§ **DATA EXCERPT**
## START

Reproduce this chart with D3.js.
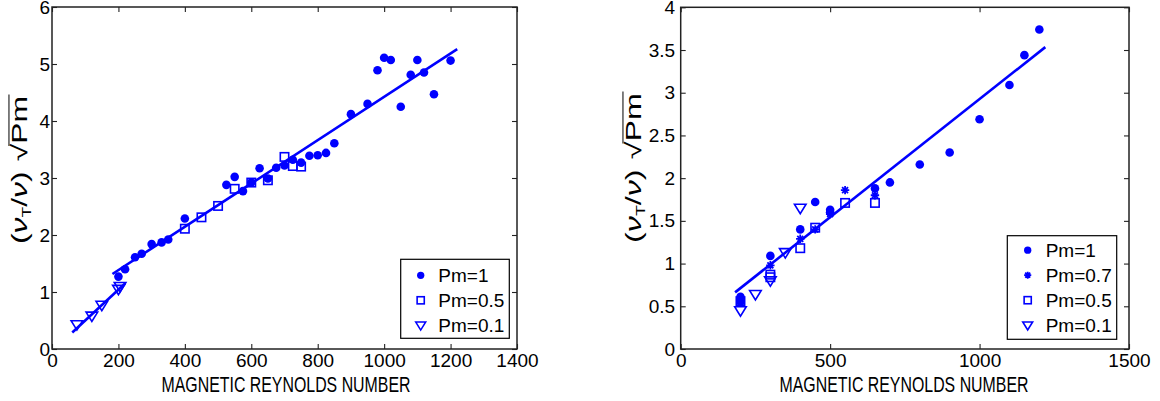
<!DOCTYPE html>
<html>
<head>
<meta charset="utf-8">
<script src="https://cdn.jsdelivr.net/npm/d3@7"></script>
<style>
  html, body { margin: 0; padding: 0; background: #fff; }
  svg { display: block; }
  text { font-family: 'Liberation Sans', Arial, Helvetica, sans-serif; fill: #000; }
</style>
</head>
<body>
<svg id="chart" width="1160" height="401"></svg>
<script>
// ---------------- DATA ----------------
// Left panel
const leftXTicks = [0, 200, 400, 600, 800, 1000, 1200, 1400];
const leftYTicks = [0, 1, 2, 3, 4, 5, 6];
const leftPm1X = [200, 220, 250, 270, 300, 330, 350, 400, 525, 550, 575, 600, 625, 650, 675, 700, 725, 750, 775, 800, 825, 850, 900, 950, 980, 1000, 1020, 1050, 1080, 1100, 1120, 1150, 1200];
const leftPm1Y = [1.27, 1.40, 1.61, 1.67, 1.84, 1.87, 1.92, 2.29, 2.88, 3.02, 2.77, 2.92, 3.17, 2.99, 3.18, 3.22, 3.32, 3.27, 3.39, 3.40, 3.44, 3.61, 4.12, 4.30, 4.89, 5.11, 5.07, 4.25, 4.81, 5.07, 4.85, 4.47, 5.06];
const leftPm05X = [400, 450, 500, 550, 600, 650, 700, 725, 750];
const leftPm05Y = [2.11, 2.31, 2.51, 2.81, 2.92, 2.96, 3.37, 3.21, 3.20];
const leftPm01X = [75, 120, 150, 200, 205];
const leftPm01Y = [0.43, 0.58, 0.77, 1.05, 1.10];
const leftFit1X = [61, 220];
const leftFit1Y = [0.29, 1.15];
const leftFit2X = [182, 1220];
const leftFit2Y = [1.316, 5.26];

// Right panel
const rightXTicks = [0, 500, 1000, 1500];
const rightYTicks = [0, 0.5, 1, 1.5, 2, 2.5, 3, 3.5, 4];
const rightPm1X = [200, 200, 300, 400, 450, 500, 500, 650, 700, 800, 900, 1000, 1100, 1150, 1200];
const rightPm1Y = [0.61, 0.55, 1.09, 1.40, 1.72, 1.63, 1.60, 1.88, 1.95, 2.16, 2.30, 2.69, 3.09, 3.44, 3.74];
const rightPm07X = [200, 300, 400, 450, 500, 550, 650];
const rightPm07Y = [0.59, 0.98, 1.29, 1.40, 1.58, 1.86, 1.80];
const rightPm05X = [200, 300, 300, 400, 450, 550, 650];
const rightPm05Y = [0.56, 0.87, 0.84, 1.18, 1.42, 1.71, 1.71];
const rightPm01X = [200, 250, 300, 350, 400];
const rightPm01Y = [0.45, 0.64, 0.80, 1.13, 1.65];
const rightFitX = [182, 1220];
const rightFitY = [0.663, 3.534];

const xLabel = "MAGNETIC REYNOLDS NUMBER";
const leftLegend = ["Pm=1", "Pm=0.5", "Pm=0.1"];
const rightLegend = ["Pm=1", "Pm=0.7", "Pm=0.5", "Pm=0.1"];

// ---------------- DRAWING ----------------
const BLUE = "#0000ff";
const svg = d3.select("#chart");

function zip(xs, ys) { return xs.map((x, i) => [x, ys[i]]); }

function marker(g, type, x, y, s) {
  if (type === "dot") {
    g.append("circle").attr("cx", x).attr("cy", y).attr("r", 4.3 * s).attr("fill", BLUE);
  } else if (type === "square") {
    const h = 4.2 * s;
    g.append("rect").attr("x", x - h).attr("y", y - h).attr("width", 2 * h).attr("height", 2 * h)
      .attr("fill", "none").attr("stroke", BLUE).attr("stroke-width", 1.6);
  } else if (type === "tri") {
    const w = 5.8 * s, hU = 3.8 * s, hD = 5.6 * s;
    g.append("path").attr("d", `M${x - w},${y - hU}L${x + w},${y - hU}L${x},${y + hD}Z`)
      .attr("fill", "none").attr("stroke", BLUE).attr("stroke-width", 1.6);
  } else if (type === "star") {
    const r = 4.2 * s;
    let d = "";
    for (let k = 0; k < 4; k++) {
      const a = k * Math.PI / 4;
      d += `M${x - r * Math.cos(a)},${y - r * Math.sin(a)}L${x + r * Math.cos(a)},${y + r * Math.sin(a)}`;
    }
    g.append("path").attr("d", d).attr("stroke", BLUE).attr("stroke-width", 1.8).attr("fill", "none");
  }
}

function panel(cfg) {
  const x = d3.scaleLinear().domain(cfg.xDomain).range([cfg.x0, cfg.x1]);
  const y = d3.scaleLinear().domain(cfg.yDomain).range([cfg.y1, cfg.y0]);
  const g = svg.append("g");

  // data
  const line = d3.line().x(d => x(d[0])).y(d => y(d[1]));
  cfg.fits.forEach(f => {
    g.append("path").attr("d", line(zip(f[0], f[1]))).attr("fill", "none")
      .attr("stroke", BLUE).attr("stroke-width", 2.6);
  });
  cfg.series.forEach(s => {
    zip(s.x, s.y).forEach(p => marker(g, s.type, x(p[0]), y(p[1]), 1));
  });

  // axes (MATLAB box, inward ticks)
  const fmt = d => String(d);
  const axB = g.append("g").attr("transform", `translate(0,${cfg.y1})`)
    .call(d3.axisBottom(x).tickValues(cfg.xTicks).tickSizeInner(-5).tickSizeOuter(0).tickPadding(5).tickFormat(fmt));
  const axL = g.append("g").attr("transform", `translate(${cfg.x0},0)`)
    .call(d3.axisLeft(y).tickValues(cfg.yTicks).tickSizeInner(-5).tickSizeOuter(0).tickPadding(cfg.yPad).tickFormat(fmt));
  const axT = g.append("g").attr("transform", `translate(0,${cfg.y0})`)
    .call(d3.axisTop(x).tickValues(cfg.xTicks).tickSizeInner(-5).tickSizeOuter(0).tickFormat(""));
  const axR = g.append("g").attr("transform", `translate(${cfg.x1},0)`)
    .call(d3.axisRight(y).tickValues(cfg.yTicks).tickSizeInner(-5).tickSizeOuter(0).tickFormat(""));
  [axB, axL, axT, axR].forEach(a => {
    a.select(".domain").remove();
    a.selectAll(".tick line").attr("stroke", "#222").attr("stroke-width", 1.1);
    a.selectAll("text").attr("font-size", 19).attr("fill", "#000")
      .attr("font-family", "'Liberation Sans', Arial, sans-serif");
  });
  axB.selectAll("text").attr("dy", "0.71em");
  g.append("rect").attr("x", cfg.x0).attr("y", cfg.y0).attr("width", cfg.x1 - cfg.x0)
    .attr("height", cfg.y1 - cfg.y0).attr("fill", "none").attr("stroke", "#222").attr("stroke-width", 1.5);

  // x label
  g.append("text").attr("x", cfg.xLabelX).attr("y", 392).attr("text-anchor", "middle")
    .attr("font-size", 22.5).attr("textLength", 249).attr("lengthAdjust", "spacingAndGlyphs").text(xLabel);

  // y label (rotated)
  const yl = g.append("g");
  const inner = yl.append("g");
  const fs = 22;
  const t1 = inner.append("text").attr("font-family", "'Liberation Serif', 'DejaVu Serif', serif").attr("font-size", fs);
  t1.append("tspan").text("(");
  t1.append("tspan").attr("font-style", "italic").text("ν");
  t1.append("tspan").attr("font-size", fs * 0.55).attr("dy", 4).text("T");
  t1.append("tspan").attr("dy", -4).text("/");
  t1.append("tspan").attr("font-style", "italic").text("ν");
  t1.append("tspan").text(")");
  const w1 = t1.node().getComputedTextLength();
  const gap = 7;
  const sq = inner.append("text").attr("font-family", "'DejaVu Serif', serif").attr("font-size", fs)
    .attr("font-weight", 300).attr("x", w1 + gap).text("√");
  const w2 = sq.node().getComputedTextLength();
  const pm = inner.append("text").attr("font-family", "'Liberation Serif', serif").attr("font-size", fs)
    .attr("x", w1 + gap + w2).text("Pm");
  const w3 = pm.node().getComputedTextLength();
  inner.append("line").attr("x1", w1 + gap + w2 - 1.5).attr("x2", w1 + gap + w2 + w3 + 1)
    .attr("y1", -fs * 0.82).attr("y2", -fs * 0.82).attr("stroke", "#000").attr("stroke-width", 1);
  const W = w1 + gap + w2 + w3;
  const sc = cfg.yLabelLen / W;
  inner.attr("transform", `scale(${sc},1) translate(${-W / 2},0)`);
  yl.attr("transform", `translate(${cfg.yLabelX},${cfg.yLabelY}) rotate(-90)`);

  // legend
  const lg = g.append("g");
  lg.append("rect").attr("x", cfg.leg.x).attr("y", cfg.leg.y).attr("width", cfg.leg.w).attr("height", cfg.leg.h)
    .attr("fill", "#fff").attr("stroke", "#000").attr("stroke-width", 1.2);
  cfg.legItems.forEach((it, i) => {
    const cy = cfg.leg.y + cfg.leg.first + i * 25;
    marker(lg, it.type, cfg.leg.mx, cy, 0.85);
    lg.append("text").attr("x", cfg.leg.tx).attr("y", cy).attr("dy", "0.36em")
      .attr("font-size", 19).text(it.label);
  });
}

panel({
  x0: 52, x1: 517, y0: 7, y1: 349,
  xDomain: [0, 1400], yDomain: [0, 6],
  xTicks: leftXTicks, yTicks: leftYTicks, yPad: 2,
  fits: [[leftFit1X, leftFit1Y], [leftFit2X, leftFit2Y]],
  series: [
    { type: "dot", x: leftPm1X, y: leftPm1Y },
    { type: "square", x: leftPm05X, y: leftPm05Y },
    { type: "tri", x: leftPm01X, y: leftPm01Y }
  ],
  xLabelX: 286, yLabelX: 27, yLabelY: 170, yLabelLen: 148,
  leg: { x: 400.7, y: 259.3, w: 108.6, h: 79, first: 16, mx: 420.7, tx: 438.3 },
  legItems: [
    { type: "dot", label: leftLegend[0] },
    { type: "square", label: leftLegend[1] },
    { type: "tri", label: leftLegend[2] }
  ]
});

panel({
  x0: 680.7, x1: 1129, y0: 7.3, y1: 349,
  xDomain: [0, 1500], yDomain: [0, 4],
  xTicks: rightXTicks, yTicks: rightYTicks, yPad: 5.5,
  fits: [[rightFitX, rightFitY]],
  series: [
    { type: "dot", x: rightPm1X, y: rightPm1Y },
    { type: "star", x: rightPm07X, y: rightPm07Y },
    { type: "square", x: rightPm05X, y: rightPm05Y },
    { type: "tri", x: rightPm01X, y: rightPm01Y }
  ],
  xLabelX: 904, yLabelX: 641, yLabelY: 168, yLabelLen: 150,
  leg: { x: 1007.3, y: 235.7, w: 109.4, h: 103.6, first: 14.5, mx: 1027.7, tx: 1045.7 },
  legItems: [
    { type: "dot", label: rightLegend[0] },
    { type: "star", label: rightLegend[1] },
    { type: "square", label: rightLegend[2] },
    { type: "tri", label: rightLegend[3] }
  ]
});
</script>
</body>
</html>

## END

§ **WORK TO DO**
Looking back at the lines above, state how many contain the word "chart", and supply nothing besides the number.

§ **TASK RESPONSE**
3